O crime é cometido quando uma organização qualificada (ente empresarial) causa a morte de um ou mais indivíduos aos quais tem um dever de cuidado, através de uma violação grave desse dever, sendo que uma parte substancial desta violação decorre da maneira pela qual suas atividades empresariais são executadas ou organizadas pelos gerentes sêniores. […] O dever e o poder de agir da pessoa jurídica para a evitação do resultado danoso é o centro medular para a responsabilização criminal das pessoas jurídicas na legislação do Reino Unido. A relevante violação de um dever de cuidado (relevant duty of care) emerge quando demonstrado que a pessoa jurídica se comporta muito abaixo do que é razoavelmente esperado da organização no caso concreto.

Quanto a isso, o julgamento do caso na corte inglesa também pode ser um importante momento para que novos dados sejam descortinados quanto a apontada negligência da mineradora, mas principalmente qualificar a forma como nossos legisladores compreendem o papel das empresas em desastres de proporções assombrosas como o da Samarco.
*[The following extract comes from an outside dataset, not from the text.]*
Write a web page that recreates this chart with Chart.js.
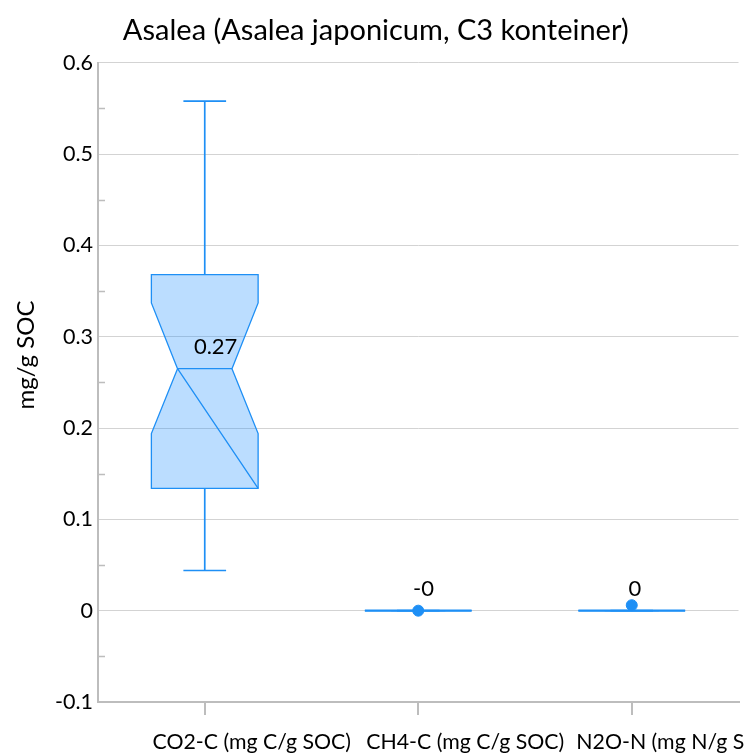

Quatro anos após o rompimento da barragem do Fundão em Mariana, o macabro experimento comercial neoextrativista repetiu-se em Brumadinho. Os dois eventos, longe de serem os únicos, mudaram a percepção de diferentes gerações sobre a mineração e as narrativas produzidas sobre a atividade. Adicionalmente, dão indícios um padrão sistêmico de impunidade. Elas são amostras sinistras de como Brasil, assim como muitos outros países latino americanos, segue sendo abundante fornecedor de zonas de sacrifício.  Para se ter uma noção, nenhum alvo das acusações de crime no caso da Samarco (22 pessoas e 4 empresas) foi punido e o destino tem sido a prescrição. Longe de representar uma afronta à soberania jurídica brasileira, o julgamento nos tribunais ingleses relembra e reforça a capacidade das nações e da sociedade civil de impor constrangimentos significativos aos apetites e negligências de agentes predatórios — que seguem insaciáveis em se apropriar e exaurir recursos, territórios e existências.